There is never a shortage of news about Israel, especially as Israelis prepare to vote for a prime minister. But thanks to the Internet, you can read — and listen to — the same news as Israelis do as they prepare to choose a leader. Today, a survey of some of the best Israeli sites to follow the election countdown.

First of all, just why are Israelis voting for a prime minister and not for the Knesset? The Israeli daily Ha'aretz presents a guide for the perplexed as part of its special online Election 2001 coverage in English; it's at www2.haaretz.co.il/special/elections2001-e. The newspaper also explains the 1992 reforms that gave Israelis the right to vote twice — once for a political party and then directly for the prime minister. Ha'aretz also has the latest news and analysis, and there are links to the some of the larger political parties and a primer for the election.

If you are looking for more news, the Jewish Telegraphic Agency provides wire stories for Jewish papers around the world, but you can have access to the coverage directly from the Web site at www.jta.org. And don't miss the Jerusalem Post at www.jpost.com/Elections. Globes, which looks at Israeli news from a business perspective, is at www.globes.co.il.

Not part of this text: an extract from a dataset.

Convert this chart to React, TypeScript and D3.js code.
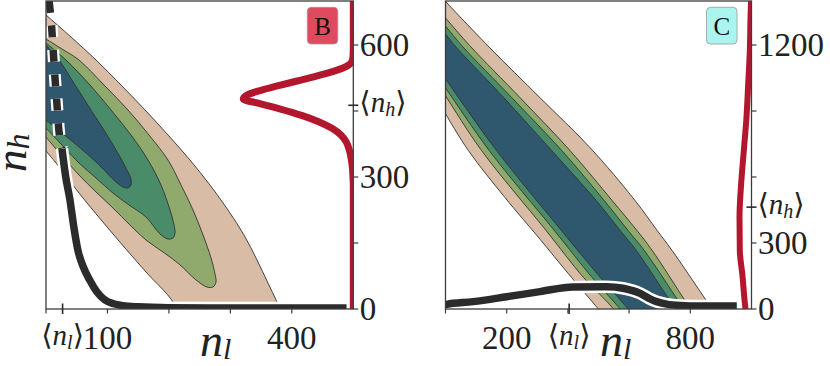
import React from 'react';
import * as d3 from 'd3';

type P = [number, number];

// ---------- Panel B ----------
const bTicksX = [0, 100, 200, 300, 400];
const bTickLabelsX = [100, 400];
const bTicksY = [0, 150, 300, 450, 600];
const bTickLabelsY = [0, 300, 600];
const bMeanNl = 27;
const bMeanNh = 463;

// marginal of n_l (relative density)
const bNl = [0, 5, 9, 12, 15, 18, 21, 26, 32, 39, 45, 52, 60, 71, 83, 96, 110, 125, 150, 200, 300, 489];
const bPnl = [1.12, 1.0, 0.92, 0.83, 0.74, 0.66, 0.58, 0.52, 0.43, 0.354, 0.27, 0.19, 0.14, 0.094, 0.055, 0.029, 0.017, 0.011, 0.007, 0.004, 0.003, 0.003];
// marginal of n_h (relative density)
const bNh = [0, 280, 300, 320, 340, 360, 380, 395, 410, 425, 440, 455, 467, 477, 487, 497, 507, 517, 527, 537, 547, 555, 563, 575, 600, 700];
const bPnh = [0, 0, 0.003, 0.008, 0.018, 0.035, 0.065, 0.11, 0.19, 0.31, 0.47, 0.67, 0.85, 1.0, 0.96, 0.84, 0.69, 0.53, 0.37, 0.22, 0.1, 0.04, 0.012, 0.002, 0, 0];

// contour boundaries (n_l, n_h)
const bBeige: P[] = [[-16.3, 688.6], [0, 668.2], [40.7, 618.2], [81.4, 565.9], [122, 509.1], [162.7, 450], [198.5, 395.5], [234.3, 338.6], [266.8, 281.8], [296.1, 225], [322.2, 168.2], [343.3, 111.4], [361.2, 59.1], [375.9, 15.9], [392.1, -36.4], [226.2, -47.7], [206.6, 15.9], [162.7, 84.1], [109, 170.5], [53.7, 263.6], [16.3, 331.8], [0, 359.1], [-16.3, 386.4]];
const bLightGreen: P[] = [[-16.3, 627.3], [0, 613.6], [26, 590.9], [53.7, 565.9], [94.4, 509.1], [133.4, 452.3], [167.6, 395.5], [198.5, 338.6], [219.7, 281.8], [239.2, 225], [255.5, 168.2], [268.5, 115.9], [275, 79.5], [276.6, 61.4], [271.7, 50], [262, 50], [244.1, 65.9], [216.4, 102.3], [190.4, 129.5], [162.7, 156.8], [136.7, 190.9], [109, 229.5], [81.4, 265.9], [53.7, 304.5], [26, 347.7], [0, 390.9], [-16.3, 418.2]];
const bGreen: P[] = [[-16.3, 622.7], [0, 604.5], [32.5, 565.9], [71.6, 509.1], [105.8, 452.3], [138.3, 395.5], [166, 338.6], [187.1, 281.8], [201.8, 225], [208.3, 190.9], [209.9, 172.7], [206.6, 161.4], [198.5, 159.1], [185.5, 170.5], [162.7, 209.1], [135, 236.4], [109, 263.6], [81.4, 297.7], [53.7, 331.8], [26, 372.7], [0, 411.4], [-16.3, 436.4]];
const bBlue: P[] = [[-16.3, 622.7], [0, 600], [21.2, 565.9], [47.2, 509.1], [73.2, 452.3], [99.3, 395.5], [120.4, 345.5], [133.4, 311.4], [138.3, 295.5], [138.3, 281.8], [133.4, 275], [125.3, 277.3], [113.9, 288.6], [81.4, 334.1], [53.7, 368.2], [26, 400], [0, 429.5], [-16.3, 447.7]];

// ---------- Panel C ----------
const cTicksX = [0, 200, 400, 600, 800];
const cTickLabelsX = [200, 800];
const cTicksY = [0, 300, 600, 900, 1200];
const cTickLabelsY = [0, 300, 1200];
const cMeanNl = 404;
const cMeanNh = 463;

const cNl = [0, 4, 90, 200, 309, 417, 527, 580, 636, 665, 690, 723, 766, 830, 952];
const cPnl = [0.2, 0.21, 0.33, 0.55, 0.78, 0.99, 1.0, 0.93, 0.7, 0.48, 0.33, 0.22, 0.16, 0.135, 0.135];
const cNh = [0, 41, 150, 267, 417, 571, 720, 870, 1023, 1173, 1322, 1400];
const cPnh = [0.5, 0.58, 0.75, 0.975, 1.0, 0.86, 0.64, 0.42, 0.275, 0.14, 0.083, 0.04];

const cBeigeUpper: P[] = [[-83, 1522], [2, 1395], [145, 1187], [309, 960], [472, 734], [619, 494], [691, 358], [740, 267], [858, 27], [930, -118]];
const cBeigeLower: P[] = [[-28, 960], [0, 888], [75, 720], [194, 507], [309, 317], [400, 163], [483, 27], [570, -118]];
const cLightGreenUpper: P[] = [[-51, 1404], [0, 1323], [80, 1196], [244, 960], [407, 720], [544, 494], [625, 358], [675, 267], [788, 27], [858, -118]];
const cLightGreenLower: P[] = [[-34, 1042], [0, 969], [118, 720], [328, 358], [450, 145], [532, 27], [623, -118]];
const cGreenUpper: P[] = [[-51, 1368], [0, 1286], [54, 1196], [217, 960], [380, 720], [518, 494], [596, 358], [649, 267], [766, 27], [838, -118]];
const cGreenLower: P[] = [[-34, 1073], [0, 1005], [143, 720], [355, 358], [478, 145], [554, 27], [645, -118]];
const cBlueUpper: P[] = [[-51, 1332], [0, 1250], [31, 1196], [191, 960], [347, 720], [492, 494], [570, 358], [623, 267], [739, 27], [812, -118]];
const cBlueLower: P[] = [[-34, 1114], [0, 1046], [167, 720], [378, 358], [505, 145], [580, 27], [668, -118]];

// ---------- styles ----------
const COL_BEIGE = '#d8bca5';
const COL_LGREEN = '#8faa6c';
const COL_GREEN = '#4a8b6a';
const COL_BLUE = '#2f576e';
const COL_RED = '#b3172d';
const COL_BLACK = '#2b2b2b';
const COL_AXIS = '#3c3c3c';
const SERIF = '"Liberation Serif", "Times New Roman", Tinos, "DejaVu Serif", serif';
const T = { fontFamily: SERIF } as React.CSSProperties;

const zip = (a: number[], b: number[]): P[] => a.map((v, i) => [v, b[i]]);

function Panel(props: any) {
  const { id, x, y, pX, qY, ticksX, labelsX, ticksY, labelsY, meanNl, meanNh, shapes, bands,
    nl, pnl, nh, pnh, dashedMax, redWidth, box, labelX } = props;
  const [x0, x1] = x.range();
  const [y1, y0] = y.range();
  const cl = d3.line<P>().x(d => x(d[0])).y(d => y(d[1])).curve(d3.curveCatmullRom);
  const fills = [COL_BEIGE, COL_LGREEN, COL_GREEN, COL_BLUE];
  const paths: string[] = shapes
    ? shapes.map((s: P[]) => cl(s) + 'Z')
    : bands.map(([u, l]: [P[], P[]]) => {
        const a = cl(u) as string;
        const b = cl(l.slice().reverse()) as string;
        return a + 'L' + b.slice(1) + 'Z';
      });
  const blackLine = d3.line<P>().x(d => x(d[0])).y(d => pX(d[1])).curve(d3.curveMonotoneX);
  const pts = zip(nl, pnl);
  const dashed = dashedMax ? pts.filter(p => p[0] >= 5 && p[0] <= dashedMax) : [];
  const solid = dashedMax ? pts.filter(p => p[0] >= dashedMax) : pts;
  const redLine = d3.line<P>().x(d => qY(d[1])).y(d => y(d[0])).curve(d3.curveMonotoneY);
  const redPts = zip(nh, pnh);
  const dash = '12 12.5';
  return (
    <g>
      <defs>
        <clipPath id={id}>
          <rect x={x0} y={y0} width={x1 - x0} height={y1 - y0} />
        </clipPath>
      </defs>
      <g clipPath={`url(#${id})`}>
        {paths.map((d, i) => (
          <path key={i} d={d} fill={fills[i]} stroke="#333" strokeWidth={0.9} />
        ))}
        {dashed.length > 0 && (
          <g>
            <path d={blackLine(dashed) as string} fill="none" stroke="#fff" strokeWidth={12} strokeDasharray={dash} />
            <path d={blackLine(dashed) as string} fill="none" stroke={COL_BLACK} strokeWidth={7.5} strokeDasharray={dash} />
          </g>
        )}
        <path d={blackLine(solid) as string} fill="none" stroke="#fff" strokeWidth={12.5} />
        <path d={blackLine(solid) as string} fill="none" stroke={COL_BLACK} strokeWidth={7.5} />
        <path d={redLine(redPts) as string} fill="none" stroke={COL_RED} strokeWidth={redWidth} />
      </g>
      <rect x={x0} y={y0} width={x1 - x0} height={y1 - y0} fill="none" stroke={COL_AXIS} strokeWidth={1.3} />
      {ticksX.map((t: number) => (
        <line key={'tx' + t} x1={x(t)} x2={x(t)} y1={y1} y2={y1 + 4.5} stroke={COL_AXIS} strokeWidth={1.2} />
      ))}
      <line x1={x(meanNl)} x2={x(meanNl)} y1={y1 - 5.5} y2={y1 + 5} stroke={COL_BLACK} strokeWidth={1.6} />
      {labelsX.map((t: number) => (
        <text key={'lx' + t} x={x(t)} y={349} textAnchor="middle" style={T} fontSize={33} fill="#222">{t}</text>
      ))}
      <text x={x(meanNl)} y={345} textAnchor="middle" style={T} fontSize={29} fill="#222">
        <tspan>⟨</tspan><tspan fontStyle="italic">n</tspan><tspan fontStyle="italic" fontSize={20} dy={4}>l</tspan><tspan dy={-4}>⟩</tspan>
      </text>
      {ticksY.map((t: number) => (
        <line key={'ty' + t} x1={x1} x2={x1 + 5} y1={y(t)} y2={y(t)} stroke={COL_AXIS} strokeWidth={1.2} />
      ))}
      <line x1={x1 - 5} x2={x1 + 5} y1={y(meanNh)} y2={y(meanNh)} stroke={COL_BLACK} strokeWidth={1.6} />
      {labelsY.map((t: number) => (
        <text key={'ly' + t} x={x1 + 6.5} y={y(t) + 11} style={T} fontSize={33} fill="#222">{t}</text>
      ))}
      <text x={x1 + 6} y={y(meanNh) + 7} style={T} fontSize={29} fill="#222">
        <tspan>⟨</tspan><tspan fontStyle="italic">n</tspan><tspan fontStyle="italic" fontSize={20} dy={4}>h</tspan><tspan dy={-4}>⟩</tspan>
      </text>
      <text x={labelX} y={356} style={T} fontSize={46} fill="#222">
        <tspan fontStyle="italic">n</tspan><tspan fontStyle="italic" fontSize={30} dy={3}>l</tspan>
      </text>
      <rect x={x1 - box.dx} y={7.3} width={30.5} height={36.7} rx={4} fill={box.fill} stroke="#9a9a9a" strokeWidth={0.8} />
      <text x={x1 - box.dx + 15.25} y={35} textAnchor="middle" style={T} fontSize={25} fill="#111">{box.label}</text>
    </g>
  );
}

export default function App() {
  const xB = d3.scaleLinear().domain([0, 500]).range([46, 353.3]);
  const yB = d3.scaleLinear().domain([0, 700]).range([309, 1]);
  const pB = d3.scaleLinear().domain([0, 1]).range([309, 1]);
  const qB = d3.scaleLinear().domain([0, 1]).range([353.3, 243.3]);

  const xC = d3.scaleLinear().domain([0, 1000]).range([445.5, 751.5]);
  const yC = d3.scaleLinear().domain([0, 1400]).range([309, 1]);
  const pC = d3.scaleLinear().domain([0, 1]).range([309, 286.7]);
  const qC = d3.scaleLinear().domain([0, 1]).range([751.5, 739.5]);

  return (
    <svg width={830} height={366} style={{ position: 'absolute', left: 0, top: 0, background: '#fff', fontFamily: SERIF }}>
      <rect width={830} height={366} fill="#fff" />
      <Panel id="clipB" x={xB} y={yB} pX={pB} qY={qB}
        ticksX={bTicksX} labelsX={bTickLabelsX} ticksY={bTicksY} labelsY={bTickLabelsY}
        meanNl={bMeanNl} meanNh={bMeanNh}
        shapes={[bBeige, bLightGreen, bGreen, bBlue]}
        nl={bNl} pnl={bPnl} nh={bNh} pnh={bPnh} dashedMax={26} redWidth={7}
        labelX={200}
        box={{ dx: 46, fill: '#df4a5f', label: 'B' }} />
      <Panel id="clipC" x={xC} y={yC} pX={pC} qY={qC}
        ticksX={cTicksX} labelsX={cTickLabelsX} ticksY={cTicksY} labelsY={cTickLabelsY}
        meanNl={cMeanNl} meanNh={cMeanNh}
        bands={[[cBeigeUpper, cBeigeLower], [cLightGreenUpper, cLightGreenLower], [cGreenUpper, cGreenLower], [cBlueUpper, cBlueLower]]}
        nl={cNl} pnl={cPnl} nh={cNh} pnh={cPnh} dashedMax={0} redWidth={6}
        labelX={600}
        box={{ dx: 45, fill: '#aaf5f0', label: 'C' }} />
      <text transform="translate(26,172) rotate(-90)" style={T} fontSize={45} fill="#222">
        <tspan fontStyle="italic">n</tspan><tspan fontStyle="italic" fontSize={32} dy={3}>h</tspan>
      </text>
    </svg>
  );
}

One of my favorite sites is the Green Screen News Library for Middle East and Israel, www.gsnonweb.com. This amazing site carries the latest stories from Reuters, Associated Press, the Jerusalem Post and Ha'aretz. But what makes it truly valuable is that it has a fully searchable archives of 85,000 articles dating back to January 1998.

With Feb. 6 moments away, the campaigning gets rougher. If you need a break, you can go to the Dry Bones Web site, http://info.jpost.com/2000/Supplements/DryBones/GALLERY.HTML. For more than 20 years, Yaakov Kirschen has been able to find a silver lining in the darkest of clouds with his political cartoons.

As for the candidates the themselves, the official Likud Web site shows a group of smiling young people and a portrait of party leader Ariel Sharon at www.likud.org.il. The site has a great deal of background and news but the content is mostly in Hebrew with some Russian and no English.

You can read some of Sharon's articles and speeches in English at www.freeman.org/m_online/ariela.htm. In a November speech he says, "United, I believe, we can win the battle for peace. But it must be a different peace, one with full recognition of the rights of the Jews in their one and only land: peace with security for generations and peace with a united Jerusalem as the eternal, undivided capital of the Jewish people in the state of Israel forever."

The official Ehud Barak Web site has a photo of the candidate along with the headline "Don't Give Up on the Future" at www.barak2001.org.il This site is also in Hebrew with some Russian and no English. The Israeli Foreign Affairs site has a brief biography of Barak at www.israel-mfa.gov.il/mfa/go.asp?MFAH00fi0, and the Prime Minister's Office maintains a large English language site that includes an illustrated biography of Barak at www.pmo.gov.il/english/ts.exe?tsurl=0.32.

In a section titled "Barak's Plan for a Better Israel," there are position papers on everything from democracy in Israel to road Safety to peace and security. Barak writes: "We are determined to attain peace, taking into account the many dangers involved, to bring the one-hundred-year conflict to an end. We will only sign agreements that will ensure the security of the State of Israel. We will continue to fight the bitter war against terrorism with all our might, everywhere…Any agreement that we reach depends on guarding our safe borders and our ability to defend our residents and State."

And what about the footsteps that one of these two candidates will have to walk in? The Prime Ministers of Israel page has biographies of all 10 Israeli premiers from David Ben-Gurion up to Barak at www.israel-mfa.gov.il/mfa/go.asp? MFAH00k60.